--- START ---
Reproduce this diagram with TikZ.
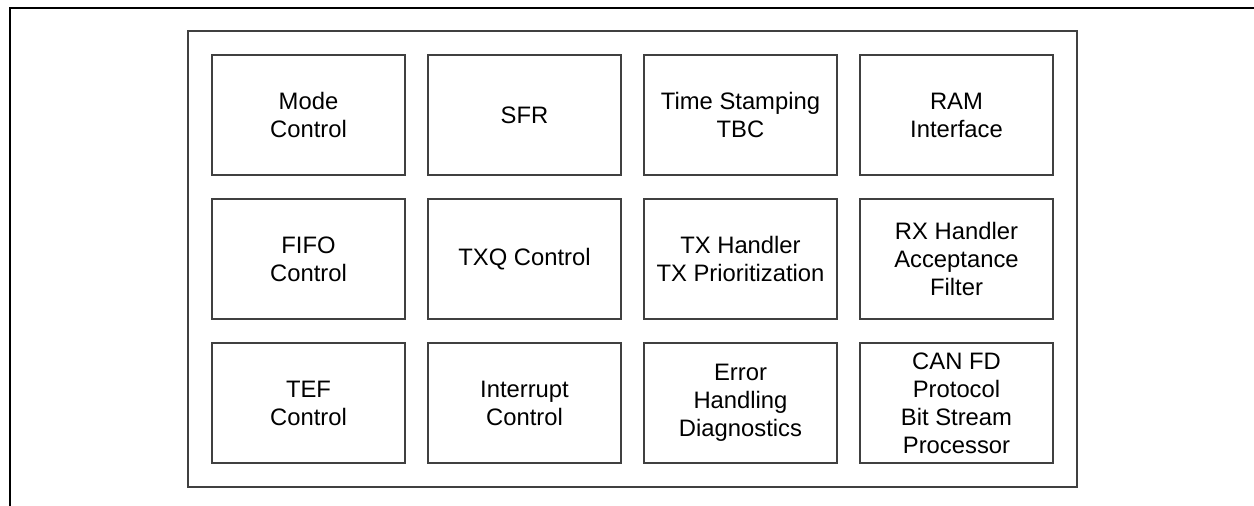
\documentclass[tikz,border=0pt]{standalone}
\usepackage{fontspec}
\setmainfont{Liberation Sans}
\definecolor{framegray}{RGB}{64,64,64}
\begin{document}
\begin{tikzpicture}[x=0.5pt, y=-0.5pt,
  blk/.style={draw=framegray, line width=0.6pt, minimum width=96.5pt, minimum height=60pt, inner sep=0pt, align=center, font=\fontsize{11.9pt}{14pt}\selectfont}]
\useasboundingbox (0,0) rectangle (1254,506);
\draw[line width=0.9pt] (1254,8) -- (10,8) -- (10,506);
\draw[framegray, line width=0.6pt] (188,31) rectangle (1077,487);
\node[blk] (modectl) at (308.5,115){Mode\\Control};
\node[blk] (sfr) at (524.5,115){SFR};
\node[blk] (tstamp) at (740.5,115){Time Stamping\\TBC};
\node[blk] (ramif) at (956.5,115){RAM\\Interface};
\node[blk] (fifoctl) at (308.5,259){FIFO\\Control};
\node[blk] (txqctl) at (524.5,259){TXQ Control};
\node[blk] (txhdl) at (740.5,259){TX Handler\\TX Prioritization};
\node[blk] (rxhdl) at (956.5,259){RX Handler\\Acceptance\\Filter};
\node[blk] (tefctl) at (308.5,403){TEF\\Control};
\node[blk] (intctl) at (524.5,403){Interrupt\\Control};
\node[blk] (errhdl) at (740.5,403){Error\\Handling\\Diagnostics};
\node[blk] (canfd) at (956.5,403){CAN FD\\Protocol\\Bit Stream\\Processor};
\end{tikzpicture}
\end{document}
--- END ---
* **Task to complete**
Reproduce the whole listing above word for word, but not its pictures.

* **Response**
Reproduce this diagram with TikZ.
\documentclass[tikz,border=0pt]{standalone}
\usepackage{fontspec}
\setmainfont{Liberation Sans}
\definecolor{framegray}{RGB}{64,64,64}
\begin{document}
\begin{tikzpicture}[x=0.5pt, y=-0.5pt,
  blk/.style={draw=framegray, line width=0.6pt, minimum width=96.5pt, minimum height=60pt, inner sep=0pt, align=center, font=\fontsize{11.9pt}{14pt}\selectfont}]
\useasboundingbox (0,0) rectangle (1254,506);
\draw[line width=0.9pt] (1254,8) -- (10,8) -- (10,506);
\draw[framegray, line width=0.6pt] (188,31) rectangle (1077,487);
\node[blk] (modectl) at (308.5,115){Mode\\Control};
\node[blk] (sfr) at (524.5,115){SFR};
\node[blk] (tstamp) at (740.5,115){Time Stamping\\TBC};
\node[blk] (ramif) at (956.5,115){RAM\\Interface};
\node[blk] (fifoctl) at (308.5,259){FIFO\\Control};
\node[blk] (txqctl) at (524.5,259){TXQ Control};
\node[blk] (txhdl) at (740.5,259){TX Handler\\TX Prioritization};
\node[blk] (rxhdl) at (956.5,259){RX Handler\\Acceptance\\Filter};
\node[blk] (tefctl) at (308.5,403){TEF\\Control};
\node[blk] (intctl) at (524.5,403){Interrupt\\Control};
\node[blk] (errhdl) at (740.5,403){Error\\Handling\\Diagnostics};
\node[blk] (canfd) at (956.5,403){CAN FD\\Protocol\\Bit Stream\\Processor};
\end{tikzpicture}
\end{document}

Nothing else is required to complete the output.